As you might expect, there isn’t a one-size-fits-all answer. First, let’s consider some assumptions about pay.

Assumption #1: If I advertise higher pay, then higher-quality tutors will apply and I will retain them longer.

This certainly sounds like a fair assumption. However, one thing to consider is that higher pay won’t likely dissuade lower-quality tutors from applying. Higher pay will likely result in more applicants across the spectrum of good and bad tutors.

Which brings up an important point: How do you know which tutors are of high quality—and maybe more important, how can you capture them?

Offering higher pay means that you will need to more accurately and more efficiently differentiate between mediocre and great tutors. Companies who pay more, but can’t consistently identify the best candidates end up significantly overpaying their tutors.

Assumption #2: Pay is the most important factor in securing and retaining high-quality tutors.

According to a study in 2010, pay only correlated to job satisfaction at about 15%; pay, therefore, is “only marginally related to satisfaction” (2010, Judge et al.) Furthermore, social science studies have shown that greater pay can actually be demotivating, negatively impacting intrinsic motivation.

So what’s the answer?

Offer lower pay, because it doesn’t matter? That will likely not produce your desired results either.

A question to ask is this: why do employers overemphasize pay?

Why do employers overemphasize pay?

In short: it may be easier to offer higher pay than to implement other policies (outside of compensation) that impact job satisfaction.

So: how should you pay your tutors to secure and retain high-quality tutors?

So, we want to solve the problem of how to choose a pay rate that maximizes both of the following:

  1. Your tutors’ job satisfaction
  2. Your overall profitability

To address this problem, you need to shift your perspective.

Think of your tutors as customers.

How do you set your tutoring prices? Do you assume that you need to offer the lowest market price to be competitive? Given that only one business can be the lowest, you likely don’t have the lowest prices.

Prices for tutoring vary widely based on location and market demographics. However, even within local markets, prices vary considerably. How is it that some companies can charge up to 100% more than their competitors? Why wouldn’t the customer simply seek out the least expensive option?
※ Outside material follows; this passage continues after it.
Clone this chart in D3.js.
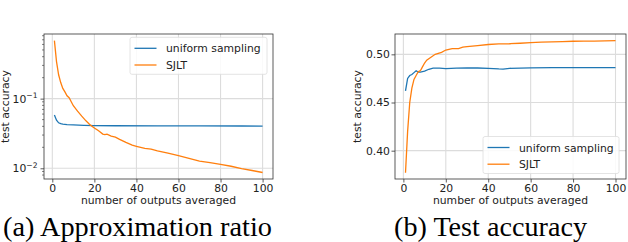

Of course, the answer is that price is only one factor the customer is considering. As a service provider, you present a value proposition to the customer.

In fact, if quality of services is important to the customer, then higher prices can actually be a positive signal. Lower prices, in contrast, can signal low quality. (Think about how you choose an upscale restaurant for a nice occasion. You would specifically look for higher prices as a signal of higher quality food and service.)

The point is that pay, like prices, is only one of the factors tutors consider when accepting and staying with a tutoring company. If you think of your tutors as customers, then pay should only be one factor. You must consider other factors that influence your tutors’ job satisfaction if you want to retain high-quality tutors.

Some of these factors might include:

  • Do you make it easy for tutors to do their job?
  • How quickly do you respond to the tutor’s needs?
  • Do you treat your tutors fairly and with respect?
  • Do you provide both constructive (and importantly positive) feedback and recognition?
  • Do you provide good administrative technology and support materials?
  • Do you instill a sense of purpose in their work?
  • Do you provide mentoring and coaching to your new tutors?
  • Do you foster community-building within your organization?

This is not to say that you need to do all of these. It is to say that you should consider your overall value proposition to your tutors, not just pay, to recruit and retain great tutors.

The bottom line

As a business owner, you are in the business of creating value. The more value you create for both your customers and your tutors, the more profitable your company will be.